▶ _Work to complete_
Repeat, exactly and only, the lines from the beginning of the data through the line with "color: '#111', width: 2.8". Pictures are left out.

▶ _Material_

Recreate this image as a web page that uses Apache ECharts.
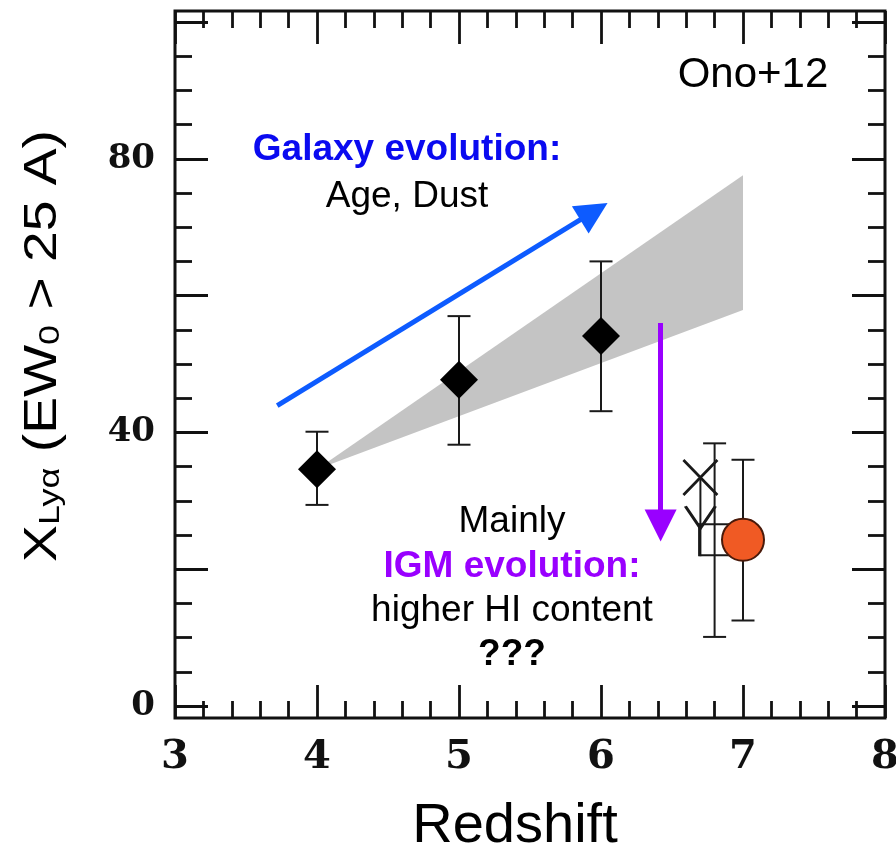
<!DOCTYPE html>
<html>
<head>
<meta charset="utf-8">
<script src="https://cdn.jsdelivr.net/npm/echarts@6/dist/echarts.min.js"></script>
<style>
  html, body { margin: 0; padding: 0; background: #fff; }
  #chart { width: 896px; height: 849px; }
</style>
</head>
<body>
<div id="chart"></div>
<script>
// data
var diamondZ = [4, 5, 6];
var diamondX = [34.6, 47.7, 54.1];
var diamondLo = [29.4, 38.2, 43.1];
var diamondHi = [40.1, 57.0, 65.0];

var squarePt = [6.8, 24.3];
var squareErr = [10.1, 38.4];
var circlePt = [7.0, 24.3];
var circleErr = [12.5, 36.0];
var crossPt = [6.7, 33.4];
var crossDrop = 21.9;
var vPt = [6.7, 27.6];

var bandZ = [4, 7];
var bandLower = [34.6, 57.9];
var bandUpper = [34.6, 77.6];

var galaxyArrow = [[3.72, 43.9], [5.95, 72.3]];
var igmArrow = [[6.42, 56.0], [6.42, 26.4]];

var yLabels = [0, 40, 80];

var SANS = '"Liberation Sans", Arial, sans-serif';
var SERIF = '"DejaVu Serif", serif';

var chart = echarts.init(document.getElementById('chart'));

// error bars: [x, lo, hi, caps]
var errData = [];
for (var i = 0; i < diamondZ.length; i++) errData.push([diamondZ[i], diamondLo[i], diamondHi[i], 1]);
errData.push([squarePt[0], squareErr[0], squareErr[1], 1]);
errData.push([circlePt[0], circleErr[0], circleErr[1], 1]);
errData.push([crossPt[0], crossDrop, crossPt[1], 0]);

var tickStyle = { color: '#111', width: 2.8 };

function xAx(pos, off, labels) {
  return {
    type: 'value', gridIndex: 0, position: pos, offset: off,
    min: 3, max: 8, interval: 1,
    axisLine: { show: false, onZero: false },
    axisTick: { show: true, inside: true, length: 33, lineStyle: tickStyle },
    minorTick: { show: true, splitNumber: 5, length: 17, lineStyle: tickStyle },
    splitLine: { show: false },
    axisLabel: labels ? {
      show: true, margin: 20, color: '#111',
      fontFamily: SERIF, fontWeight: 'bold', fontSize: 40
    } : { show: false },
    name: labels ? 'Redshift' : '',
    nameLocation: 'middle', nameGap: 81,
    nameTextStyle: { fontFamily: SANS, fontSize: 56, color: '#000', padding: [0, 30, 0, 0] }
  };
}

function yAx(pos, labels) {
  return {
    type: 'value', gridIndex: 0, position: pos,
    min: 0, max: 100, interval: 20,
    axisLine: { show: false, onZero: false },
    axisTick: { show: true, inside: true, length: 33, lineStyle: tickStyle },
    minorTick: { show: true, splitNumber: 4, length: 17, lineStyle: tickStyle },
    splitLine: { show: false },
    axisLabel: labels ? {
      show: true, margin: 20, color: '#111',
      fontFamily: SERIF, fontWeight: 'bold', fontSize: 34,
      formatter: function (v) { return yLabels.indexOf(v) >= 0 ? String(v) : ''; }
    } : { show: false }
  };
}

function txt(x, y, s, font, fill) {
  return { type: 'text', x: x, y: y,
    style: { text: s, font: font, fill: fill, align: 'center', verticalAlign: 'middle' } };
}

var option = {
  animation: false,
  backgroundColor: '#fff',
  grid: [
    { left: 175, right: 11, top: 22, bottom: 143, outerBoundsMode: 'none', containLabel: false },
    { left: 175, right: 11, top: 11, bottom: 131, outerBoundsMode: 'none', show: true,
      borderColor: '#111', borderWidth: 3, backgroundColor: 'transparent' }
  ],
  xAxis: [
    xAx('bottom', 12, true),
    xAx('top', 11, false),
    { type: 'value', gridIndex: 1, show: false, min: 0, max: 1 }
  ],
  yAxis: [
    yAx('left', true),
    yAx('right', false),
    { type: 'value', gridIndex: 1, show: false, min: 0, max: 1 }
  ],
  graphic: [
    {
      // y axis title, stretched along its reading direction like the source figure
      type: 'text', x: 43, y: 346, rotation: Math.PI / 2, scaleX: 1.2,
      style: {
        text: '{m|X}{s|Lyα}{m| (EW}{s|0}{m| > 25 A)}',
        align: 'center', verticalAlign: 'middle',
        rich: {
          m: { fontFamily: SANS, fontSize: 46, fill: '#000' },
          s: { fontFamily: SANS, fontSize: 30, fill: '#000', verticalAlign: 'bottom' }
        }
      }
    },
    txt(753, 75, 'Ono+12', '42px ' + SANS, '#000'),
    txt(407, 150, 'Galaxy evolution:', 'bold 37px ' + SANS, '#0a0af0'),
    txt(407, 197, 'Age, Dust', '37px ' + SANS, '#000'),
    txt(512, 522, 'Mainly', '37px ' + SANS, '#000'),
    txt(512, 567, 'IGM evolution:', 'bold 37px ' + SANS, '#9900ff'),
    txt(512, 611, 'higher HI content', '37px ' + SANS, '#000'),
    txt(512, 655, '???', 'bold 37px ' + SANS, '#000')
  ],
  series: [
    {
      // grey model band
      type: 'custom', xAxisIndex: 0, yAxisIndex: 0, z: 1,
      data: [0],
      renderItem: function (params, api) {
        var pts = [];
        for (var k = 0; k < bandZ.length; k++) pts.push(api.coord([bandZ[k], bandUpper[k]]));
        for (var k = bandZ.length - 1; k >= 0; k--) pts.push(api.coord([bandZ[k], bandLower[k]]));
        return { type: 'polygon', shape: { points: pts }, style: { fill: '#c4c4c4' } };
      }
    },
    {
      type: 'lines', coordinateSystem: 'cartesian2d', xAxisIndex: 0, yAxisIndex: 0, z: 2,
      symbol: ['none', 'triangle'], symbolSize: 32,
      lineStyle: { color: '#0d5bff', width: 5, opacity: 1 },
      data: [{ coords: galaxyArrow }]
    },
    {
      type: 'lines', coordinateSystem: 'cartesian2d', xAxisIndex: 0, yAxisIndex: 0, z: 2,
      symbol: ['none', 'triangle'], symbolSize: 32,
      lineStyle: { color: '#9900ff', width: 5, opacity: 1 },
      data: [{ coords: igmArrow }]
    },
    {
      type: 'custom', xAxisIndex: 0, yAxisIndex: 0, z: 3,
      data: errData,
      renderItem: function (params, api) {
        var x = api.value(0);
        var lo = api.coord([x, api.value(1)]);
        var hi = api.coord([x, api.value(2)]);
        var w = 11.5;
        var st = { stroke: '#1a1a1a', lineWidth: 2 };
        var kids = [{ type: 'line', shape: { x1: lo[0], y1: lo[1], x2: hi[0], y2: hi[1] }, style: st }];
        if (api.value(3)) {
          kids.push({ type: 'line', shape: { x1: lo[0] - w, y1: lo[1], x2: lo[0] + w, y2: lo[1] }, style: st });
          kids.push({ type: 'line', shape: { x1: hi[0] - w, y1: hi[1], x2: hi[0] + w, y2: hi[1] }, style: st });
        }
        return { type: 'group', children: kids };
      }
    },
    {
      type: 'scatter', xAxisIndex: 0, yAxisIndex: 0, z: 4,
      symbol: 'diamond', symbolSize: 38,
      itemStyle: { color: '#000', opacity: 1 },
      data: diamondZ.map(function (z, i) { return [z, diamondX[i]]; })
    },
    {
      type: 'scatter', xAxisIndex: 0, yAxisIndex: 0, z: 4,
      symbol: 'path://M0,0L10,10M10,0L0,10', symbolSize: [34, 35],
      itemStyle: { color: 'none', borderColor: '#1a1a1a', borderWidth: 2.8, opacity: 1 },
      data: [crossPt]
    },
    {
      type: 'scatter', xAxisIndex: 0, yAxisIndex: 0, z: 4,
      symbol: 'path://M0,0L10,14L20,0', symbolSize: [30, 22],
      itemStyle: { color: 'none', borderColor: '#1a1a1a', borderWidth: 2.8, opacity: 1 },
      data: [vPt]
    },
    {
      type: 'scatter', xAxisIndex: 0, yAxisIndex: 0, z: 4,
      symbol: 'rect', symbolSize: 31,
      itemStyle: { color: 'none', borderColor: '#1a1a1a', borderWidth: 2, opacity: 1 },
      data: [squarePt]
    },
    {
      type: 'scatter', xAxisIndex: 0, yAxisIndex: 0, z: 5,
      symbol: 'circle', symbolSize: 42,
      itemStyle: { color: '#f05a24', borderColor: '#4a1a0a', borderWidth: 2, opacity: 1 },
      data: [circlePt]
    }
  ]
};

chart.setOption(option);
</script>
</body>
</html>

▶ _Result of this task_
Recreate this image as a web page that uses Apache ECharts.
<!DOCTYPE html>
<html>
<head>
<meta charset="utf-8">
<script src="https://cdn.jsdelivr.net/npm/echarts@6/dist/echarts.min.js"></script>
<style>
  html, body { margin: 0; padding: 0; background: #fff; }
  #chart { width: 896px; height: 849px; }
</style>
</head>
<body>
<div id="chart"></div>
<script>
// data
var diamondZ = [4, 5, 6];
var diamondX = [34.6, 47.7, 54.1];
var diamondLo = [29.4, 38.2, 43.1];
var diamondHi = [40.1, 57.0, 65.0];

var squarePt = [6.8, 24.3];
var squareErr = [10.1, 38.4];
var circlePt = [7.0, 24.3];
var circleErr = [12.5, 36.0];
var crossPt = [6.7, 33.4];
var crossDrop = 21.9;
var vPt = [6.7, 27.6];

var bandZ = [4, 7];
var bandLower = [34.6, 57.9];
var bandUpper = [34.6, 77.6];

var galaxyArrow = [[3.72, 43.9], [5.95, 72.3]];
var igmArrow = [[6.42, 56.0], [6.42, 26.4]];

var yLabels = [0, 40, 80];

var SANS = '"Liberation Sans", Arial, sans-serif';
var SERIF = '"DejaVu Serif", serif';

var chart = echarts.init(document.getElementById('chart'));

// error bars: [x, lo, hi, caps]
var errData = [];
for (var i = 0; i < diamondZ.length; i++) errData.push([diamondZ[i], diamondLo[i], diamondHi[i], 1]);
errData.push([squarePt[0], squareErr[0], squareErr[1], 1]);
errData.push([circlePt[0], circleErr[0], circleErr[1], 1]);
errData.push([crossPt[0], crossDrop, crossPt[1], 0]);

var tickStyle = { color: '#111', width: 2.8 };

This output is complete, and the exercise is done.